Your VE will go up due to the cooler denser mixture but at some point you need to modify your ignition timing to compensat for the slower inital period of combustion.

There is a rule of thumb in chemistry that every time you increase the temperature by (IIRC) 10 deg F, the speed of reaction doubles. In the first moments of ignition the spark forms a kernal of flame about the same diameter as the spark plug gap. This small kernal has very little volume and lots of surface area, so it loses heat rapidly. It grows slowly (compared to normal combustion) for the first few milliseconds of the combustion stroke before it warms the surrounding fuel air charge up enough for very rapid combustion to take place.
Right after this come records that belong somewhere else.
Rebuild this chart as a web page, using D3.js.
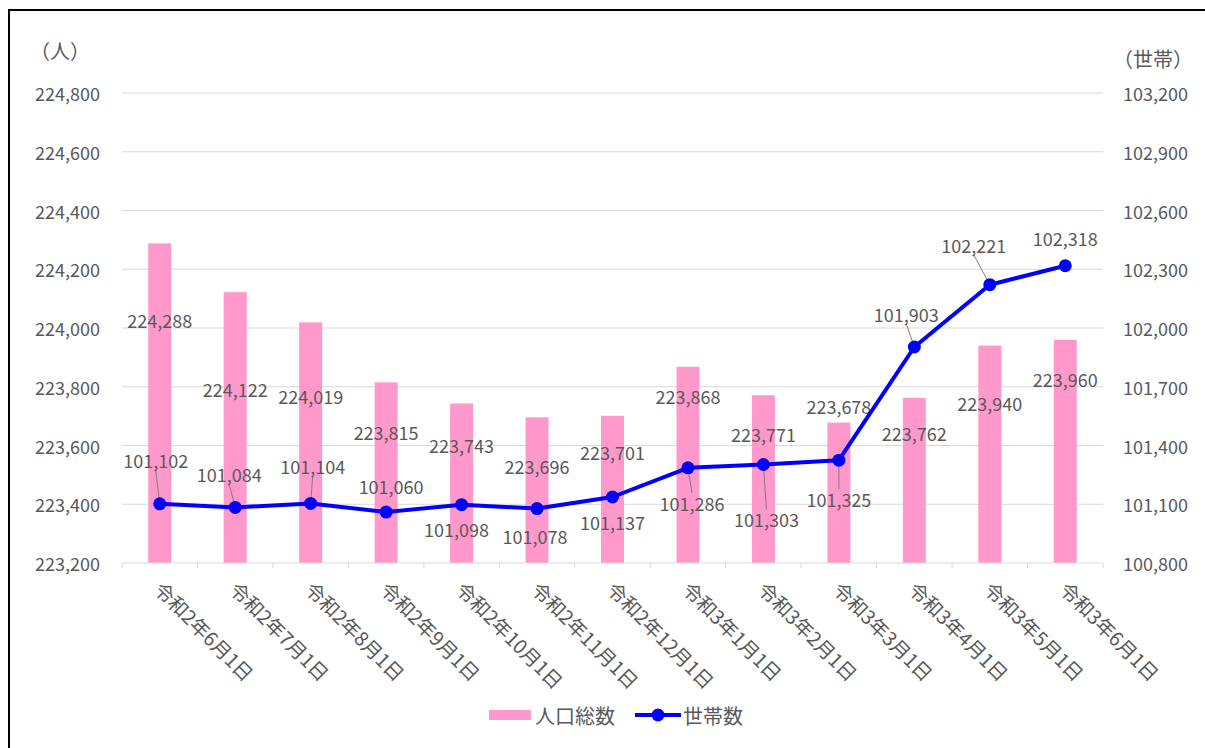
<!DOCTYPE html>
<html>
<head>
<meta charset="utf-8">
<script src="https://cdn.jsdelivr.net/npm/d3@7"></script>
<style>
  body { margin: 0; background: #fff; overflow: hidden; }
  svg { display: block; }
  text { font-family: "Noto Sans CJK JP", "Noto Sans", sans-serif; fill: #595959; }
</style>
</head>
<body>
<div id="chart"></div>
<script>
// data
const categories = ["令和2年6月1日", "令和2年7月1日", "令和2年8月1日", "令和2年9月1日", "令和2年10月1日", "令和2年11月1日",
  "令和2年12月1日", "令和3年1月1日", "令和3年2月1日", "令和3年3月1日", "令和3年4月1日", "令和3年5月1日", "令和3年6月1日"];
const population = [224288, 224122, 224019, 223815, 223743, 223696, 223701, 223868, 223771, 223678, 223762, 223940, 223960];
const households = [101102, 101084, 101104, 101060, 101098, 101078, 101137, 101286, 101303, 101325, 101903, 102221, 102318];
const leftTicks = [223200, 223400, 223600, 223800, 224000, 224200, 224400, 224600, 224800];
const rightTicks = [100800, 101100, 101400, 101700, 102000, 102300, 102600, 102900, 103200];

// label placement (px offsets from the mark), like the hand-moved excel labels
const barLabelDy = [77, 97, 74, 50, 42, 49, 36, 29, 39, -17, 35, 57, 39];
const lineLabelDx = [-4, -6, 2, 5, -5, -2, 0, 4, 3, 0, -8, -16, 0];
const lineLabelDy = [-44, -33, -37, -26, 24, 27, 25, 35, 55, 39, -33, -40, -28];

const W = 1205, H = 748;
const plotL = 122, plotR = 1103, plotT = 93, plotB = 563;
const fmt = d3.format(",");

const svg = d3.select("#chart").append("svg")
  .attr("width", W).attr("height", H);

// frame (only top and left edges are inside the picture)
svg.append("path")
  .attr("d", `M9,${H + 5} V10 H${W + 5}`)
  .attr("fill", "none").attr("stroke", "#000").attr("stroke-width", 2);

const x = d3.scaleBand().domain(categories).range([plotL, plotR]).padding(0);
const yL = d3.scaleLinear().domain([223200, 224800]).range([plotB, plotT]);
const yR = d3.scaleLinear().domain([100800, 103200]).range([plotB, plotT]);

// gridlines
svg.append("g").selectAll("line").data(leftTicks.slice(1)).enter().append("line")
  .attr("x1", plotL).attr("x2", plotR)
  .attr("y1", d => yL(d)).attr("y2", d => yL(d))
  .attr("stroke", "#d9d9d9").attr("stroke-width", 1);

// left axis labels
svg.append("g").selectAll("text").data(leftTicks).enter().append("text")
  .attr("x", 100).attr("y", d => yL(d))
  .attr("text-anchor", "end").attr("dominant-baseline", "central")
  .attr("font-size", 18)
  .text(d => fmt(d));

// right axis labels
svg.append("g").selectAll("text").data(rightTicks).enter().append("text")
  .attr("x", 1123).attr("y", d => yR(d))
  .attr("dominant-baseline", "central")
  .attr("font-size", 18)
  .text(d => fmt(d));

svg.append("text").attr("x", 30).attr("y", 50).attr("dominant-baseline", "central")
  .attr("font-size", 20).text("（人）");
svg.append("text").attr("x", 1113).attr("y", 58).attr("dominant-baseline", "central")
  .attr("font-size", 20).text("（世帯）");

// bars
const barW = 23;
svg.append("g").selectAll("rect").data(population).enter().append("rect")
  .attr("x", (d, i) => x(categories[i]) + x.bandwidth() / 2 - barW / 2)
  .attr("y", d => yL(d))
  .attr("width", barW)
  .attr("height", d => plotB - yL(d))
  .attr("fill", "#ff99cc");

// x axis line + ticks
svg.append("line").attr("x1", plotL).attr("x2", plotR).attr("y1", plotB).attr("y2", plotB)
  .attr("stroke", "#d9d9d9").attr("stroke-width", 1);
const bounds = categories.map(c => x(c)).concat([plotR]);
svg.append("g").selectAll("line").data(bounds).enter().append("line")
  .attr("x1", d => d).attr("x2", d => d)
  .attr("y1", plotB).attr("y2", plotB + 5)
  .attr("stroke", "#d9d9d9");

// x labels, rotated
svg.append("g").selectAll("text").data(categories).enter().append("text")
  .attr("transform", d => `translate(${x(d) + x.bandwidth() / 2 - 1},${plotB + 22}) rotate(45)`)
  .attr("font-size", 19.5)
  .attr("dominant-baseline", "central")
  .text(d => d);

// bar labels
svg.append("g").selectAll("text").data(population).enter().append("text")
  .attr("x", (d, i) => x(categories[i]) + x.bandwidth() / 2)
  .attr("y", (d, i) => yL(d) + barLabelDy[i])
  .attr("text-anchor", "middle").attr("dominant-baseline", "central")
  .attr("font-size", 18)
  .text(d => fmt(d));

// household line
const cx = i => x(categories[i]) + x.bandwidth() / 2;
const line = d3.line().x((d, i) => cx(i)).y(d => yR(d));

// leader lines (only where the label sits far from its point)
const leaderIdx = d3.range(households.length).filter(i => Math.abs(lineLabelDy[i]) > 30);
svg.append("g").selectAll("line").data(leaderIdx).enter().append("line")
  .attr("x1", i => cx(i) + lineLabelDx[i])
  .attr("y1", i => yR(households[i]) + lineLabelDy[i] + (lineLabelDy[i] < 0 ? 10 : -10))
  .attr("x2", i => cx(i)).attr("y2", i => yR(households[i]))
  .attr("stroke", "#7f7f7f").attr("stroke-width", 1);

svg.append("path").datum(households)
  .attr("d", line).attr("fill", "none")
  .attr("stroke", "#0000ff").attr("stroke-width", 4).attr("stroke-linejoin", "round");

svg.append("g").selectAll("circle").data(households).enter().append("circle")
  .attr("cx", (d, i) => cx(i)).attr("cy", d => yR(d)).attr("r", 6.5)
  .attr("fill", "#0000ff");

svg.append("g").selectAll("text").data(households).enter().append("text")
  .attr("x", (d, i) => cx(i) + lineLabelDx[i])
  .attr("y", (d, i) => yR(d) + lineLabelDy[i])
  .attr("text-anchor", "middle").attr("dominant-baseline", "central")
  .attr("font-size", 18)
  .text(d => fmt(d));

// legend
const lg = svg.append("g");
lg.append("rect").attr("x", 489).attr("y", 710).attr("width", 42).attr("height", 10).attr("fill", "#ff99cc");
lg.append("text").attr("x", 535).attr("y", 715).attr("dominant-baseline", "central").attr("font-size", 20).text("人口総数");
lg.append("line").attr("x1", 635).attr("x2", 681).attr("y1", 715).attr("y2", 715)
  .attr("stroke", "#0000ff").attr("stroke-width", 4);
lg.append("circle").attr("cx", 658).attr("cy", 715).attr("r", 6.5).attr("fill", "#0000ff");
lg.append("text").attr("x", 683).attr("y", 715).attr("dominant-baseline", "central").attr("font-size", 20).text("世帯数");
</script>
</body>
</html>
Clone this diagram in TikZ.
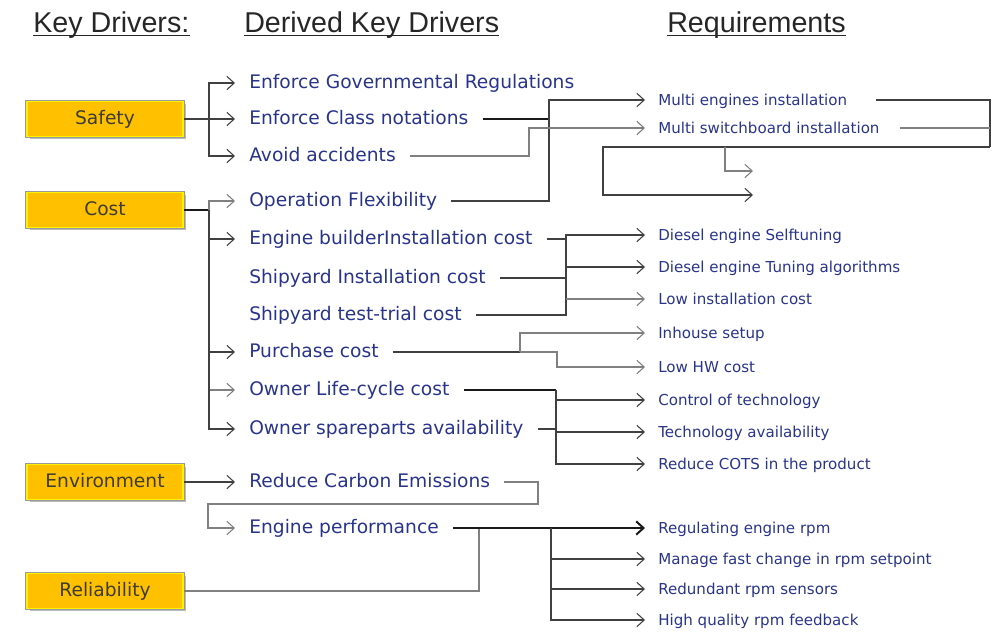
\documentclass[tikz,border=0pt]{standalone}
\usepackage{fontspec}
\setmainfont{DejaVu Sans}
\newfontfamily\hdrfont{Liberation Sans}
\usetikzlibrary{arrows.meta,shadows,calc}
\definecolor{txtblue}{RGB}{40,52,140}
\definecolor{boxorange}{RGB}{255,192,0}
\definecolor{boxtext}{RGB}{60,60,50}
\begin{document}
\begin{tikzpicture}[x=0.75pt,y=-0.75pt,
 kbox/.style={rectangle, drop shadow={shadow xshift=2pt,shadow yshift=-2pt,opacity=0.45,fill=black!60},
   preaction={draw=black!40,line width=2.6pt}, fill=boxorange, draw=yellow, line width=1.2pt,
   minimum width=117pt, minimum height=26pt, inner sep=0pt, text height=0.86em, text depth=0pt,
   font=\fontsize{14}{16}\selectfont, text=boxtext},
 dk/.style={anchor=west, text=txtblue, font=\fontsize{14}{16}\selectfont,
   inner xsep=10.5pt, inner ysep=0pt, text height=0.86em, text depth=0pt},
 rq/.style={anchor=west, text=txtblue, font=\fontsize{11.3}{13}\selectfont,
   inner xsep=9.75pt, inner ysep=0pt, text height=0.8em, text depth=0pt},
 hd/.style={anchor=base west, inner sep=0pt, font=\hdrfont\fontsize{21.5}{24}\selectfont, text=black!85},
 ln/.style={draw=black!75, line width=0.8pt},
 lt/.style={draw=black!50, line width=0.8pt},
 hv/.style={draw=black!90, line width=1.5pt},
 arr/.style={-{Straight Barb[length=5.5pt,width=10pt]}},
]
\useasboundingbox (0,0) rectangle (1001,636);

% headers
\node[hd] (h1) at (33,32) {Key Drivers:};
\node[hd] (h2) at (244,32) {Derived Key Drivers};
\node[hd] (h3) at (667,32) {Requirements};
\foreach \h in {h1,h2,h3}
  \draw[black!85, line width=1.3pt] ([yshift=-2.6pt]\h.base west) -- ([yshift=-2.6pt]\h.base east);

% key drivers
\node[kbox] (S) at (105,119) {Safety};
\node[kbox] (C) at (105,210) {Cost};
\node[kbox] (E) at (105,482) {Environment};
\node[kbox] (R) at (105,591) {Reliability};

% derived key drivers
\node[dk] (d1) at (235,83) {Enforce Governmental Regulations};
\node[dk] (d2) at (235,119) {Enforce Class notations};
\node[dk] (d3) at (235,156) {Avoid accidents};
\node[dk] (d4) at (235,201) {Operation Flexibility};
\node[dk] (d5) at (235,239) {Engine builderInstallation cost};
\node[dk] (d6) at (235,278) {Shipyard Installation cost};
\node[dk] (d7) at (235,315) {Shipyard test-trial cost};
\node[dk] (d8) at (235,352) {Purchase cost};
\node[dk] (d9) at (235,390) {Owner Life-cycle cost};
\node[dk] (d10) at (235,429) {Owner spareparts availability};
\node[dk] (d11) at (235,482) {Reduce Carbon Emissions};
\node[dk] (d12) at (235,528) {Engine performance};

% requirements
\node[rq] (r1) at (645,100) {Multi engines installation};
\node[rq] (r2) at (645,128) {Multi switchboard installation};
\node[rq] (r3) at (645,235) {Diesel engine Selftuning};
\node[rq] (r4) at (645,267) {Diesel engine Tuning algorithms};
\node[rq] (r5) at (645,299) {Low installation cost};
\node[rq] (r6) at (645,333) {Inhouse setup};
\node[rq] (r7) at (645,367) {Low HW cost};
\node[rq] (r8) at (645,400) {Control of technology};
\node[rq] (r9) at (645,432) {Technology availability};
\node[rq] (r10) at (645,464) {Reduce COTS in the product};
\node[rq] (q1) at (645,528) {Regulating engine rpm};
\node[rq] (q2) at (645,559) {Manage fast change in rpm setpoint};
\node[rq] (q3) at (645,589) {Redundant rpm sensors};
\node[rq] (q4) at (645,620) {High quality rpm feedback};

% junctions and free ends
\coordinate (jS) at (209,119);
\coordinate (jC) at (209,210);
\coordinate (jM) at (549,100);
\coordinate (jA) at (529,128);
\coordinate (jB) at (990,147);
\coordinate (jB2) at (725,147);
\coordinate (f1) at (753,171);
\coordinate (f2) at (753,195);
\coordinate (jK) at (566,235);
\coordinate (jK2) at (566,267);
\coordinate (jK3) at (566,299);
\coordinate (jP) at (520,352);
\coordinate (jL) at (556,390);
\coordinate (jL2) at (556,400);
\coordinate (jL3) at (556,432);
\coordinate (jR) at (479,528);
\coordinate (jE) at (551,528);

% Safety
\draw[ln,arr] (S.east) -- (d2.west);
\draw[ln,arr] (jS) |- (d1.west);
\draw[ln,arr] (jS) |- (d3.west);

% Cost
\draw[hv] (C.east) -- (jC);
\draw[lt,arr] (jC) |- (d4.west);
\draw[ln,arr] (jC) |- (d5.west);
\draw[ln,arr] (jC) |- (d8.west);
\draw[lt,arr] (jC) |- (d9.west);
\draw[ln,arr] (jC) |- (d10.west);

% Environment
\draw[ln,arr] (E.east) -- (d11.west);
\draw[lt,arr] (d11.east) -| (538,504) -| (208,528) -- (d12.west);

% Reliability
\draw[lt] (R.east) -| (jR);

% Engine performance
\draw[hv,arr] (d12.east) -- (q1.west);
\draw[ln,arr] (jE) |- (q2.west);
\draw[ln,arr] (jE) |- (q3.west);
\draw[ln,arr] (jE) |- (q4.west);

% multi installation group
\draw[hv] (d2.east) -- (549,119);
\draw[ln,arr] (d4.east) -| (jM) -- (r1.west);
\draw[lt,arr] (d3.east) -| (jA) -- (r2.west);
\draw[ln] ($(r1.east)+(16,0)$) -| (jB);
\draw[lt] ($(r2.east)+(7,0)$) -- (990,128);
\draw[ln,arr] (jB) -| (603,195) -- (f2);
\draw[lt,arr] (jB2) |- (f1);

% installation cost group
\draw[ln] (d5.east) -- (566,239);
\draw[ln] (d6.east) -- (566,278);
\draw[ln,arr] (d7.east) -| (jK) -- (r3.west);
\draw[ln,arr] (jK2) -- (r4.west);
\draw[lt,arr] (jK3) -- (r5.west);

% purchase
\draw[ln] (d8.east) -- (jP);
\draw[lt,arr] (jP) |- (r6.west);
\draw[lt,arr] (jP) -| (557,367) -- (r7.west);

% life-cycle
\draw[hv] (d9.east) -- (jL);
\draw[ln,arr] (jL) |- (r10.west);
\draw[ln,arr] (jL2) -- (r8.west);
\draw[ln,arr] (jL3) -- (r9.west);
\draw[ln] (d10.east) -- (556,429);
\end{tikzpicture}
\end{document}
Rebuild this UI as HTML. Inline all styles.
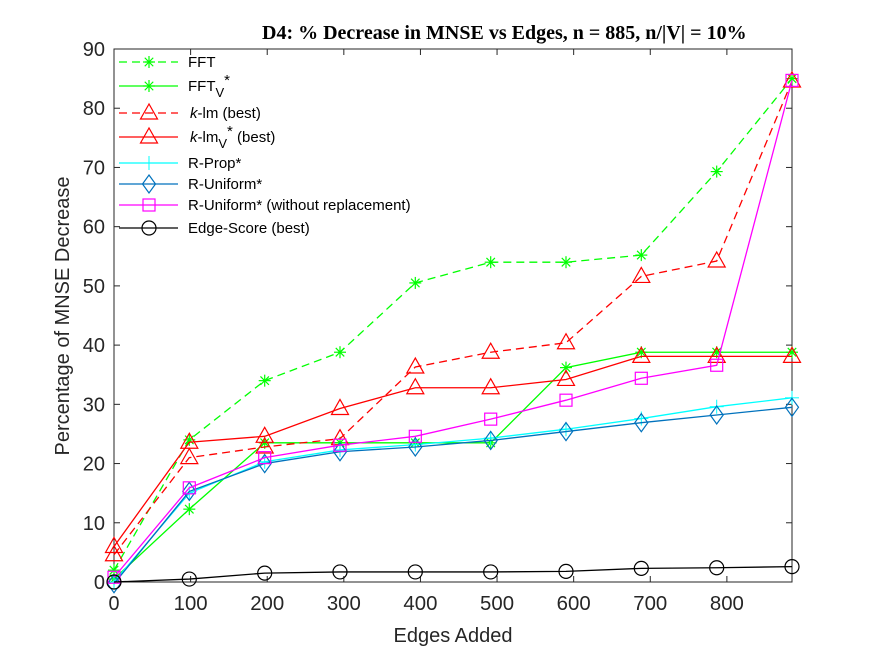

It then grows exponentially until a large fraction of the fuel air charge is burning.

If the fuel air charge is too cold, it is difficult to create and maintain a combustible mixture because the gasoline only burns when it is in vapor phase. The dropplets effectively only burn on their surface as they warm up enough to release combustable vapors. (one of the advantages of the propane is it side steps this issue due to its very low boiling point being essentially 100% vapor when it enters the combustion chamber).

If you cool the mixture too much you need to richen up the fuel air ratio to maintain combustion ( thats why cars run rich mixtures on cold start conditions). You also need to add ignition advance to compensate for the slow combustion process to maintain MBT timing.